Piazza couldn't say likewise about the Dodgers, whose lowballing when he sought a contract extension and whose duplicities in dealing him away (it wasn't done by their then-general manager, it was done by upper minions of FOX Broadcasting, who owned the team at the time) are said to embitter him to this day. He could talk about Lasorda and other individuals, from Jackie Robinson to the Pope and back to Theodore Roosevelt, and their meaning to him. For team, for Piazza, it's still the Mets. And their fans.
"The eight years we spent together went by way too fast," Piazza said, addressing those fans who'd made the Cooperstown trek. "The thing I miss most is making you cheer. No fans rock the house like Mets fans. You are passionate loyal, intelligent, and love this great game. To be the only second Met to enter the Hall of Fame, following Tom Seaver brings me great pride and joy."
No individual Met ever rocked the house and the city the way Piazza did in 2001, in the first New York baseball game after the 9/11 atrocity, ten days later. He squared up Atlanta reliever Steve Karsay in the bottom of the eighth, with one man on, and hit one so far over Shea Stadium's left center field fence that it almost knocked a television camera over. No Mariner was ever a threat to become a one-man highlight reel every game the way Griffey was, whether scaling fences or walls to turn extra base hits into outs or hitting baseballs into orbit.
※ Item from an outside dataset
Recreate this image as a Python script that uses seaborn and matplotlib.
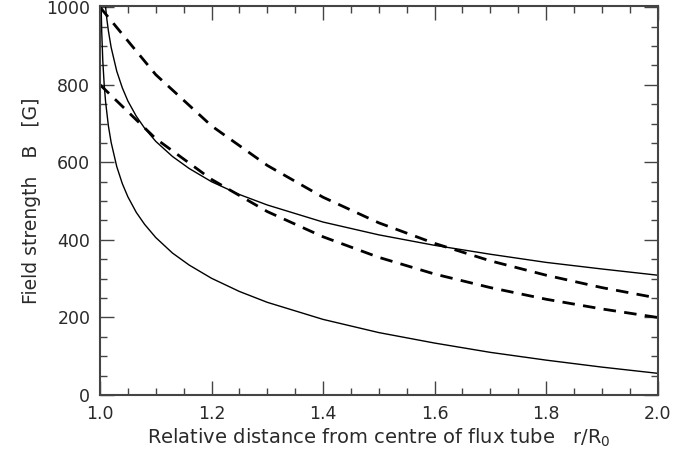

And no two players were more anxious to thank their fathers than Griffey and Piazza.
"To my dad, who taught me how to play this game, but more importantly he taught me how to be a man," Griffey told the gathering, choking up several times in tears. "How to work hard, how to look at yourself in the mirror each and every day, and not to worry about what other people are doing. See, baseball didn't come easy for him. He was the 29th round pick and had to choose between football and baseball. And where he's from in Donora, Pennsylvania, football is king. But I was born five months after his senior year and he made a decision to play baseball to provide for his family, because that's what men do. And I love you for that."
"My father's faith in me, often greater than my own, is the single most important factor of me being inducted into this Hall of Fame. Thank you, Dad," Piazza said. "I know he watched every game, cried when I cried, was angry when I was angry, and celebrated more than I could ever celebrate. He is a man deeply devoted to his family and after having suffered a major stroke a few years ago, is stronger willed than ever. We made it, Dad. The race is over. Now, it's time to smell the roses."
The elder Griffey and Piazza beamed like any number of home runs their sons ever hit. So did Griffey's three children, in front of whom their father could no longer suppress the emotion he formerly threatened to keep in check on the big day. So did both men's strong, survivor mothers, even as all four of their parents got almost as choked up as their sons. Piazza was no stronger than Griffey at holding back the tears. Who says there's no crying in baseball?
Piazza spoke almost as warmly of the 9/11 responders as he did of his parents. "Many of you give me praise for the two-run home run . . . But the true praise belongs to police, firefighters, first responders that knew that they were going to die but went forward anyway. I pray that we never forget their sacrifice." Griffey — who turned his hat backward puckishly at the end of his speech, reminding one and all that the Kid still lives — was the baseball favorite of a firefighter who died on 9/11 (he dedicated a 2001 homer to his memory) and handed his hat to the man's son.
Such gestures in the hours in which their is canonized often mean more than any home run, any theft of an extra base hit, any well-framed pitch. In their case, it means Piazza sold the odd couple short. Griffey and Piazza had one more thing in common Sunday afternoon. Class.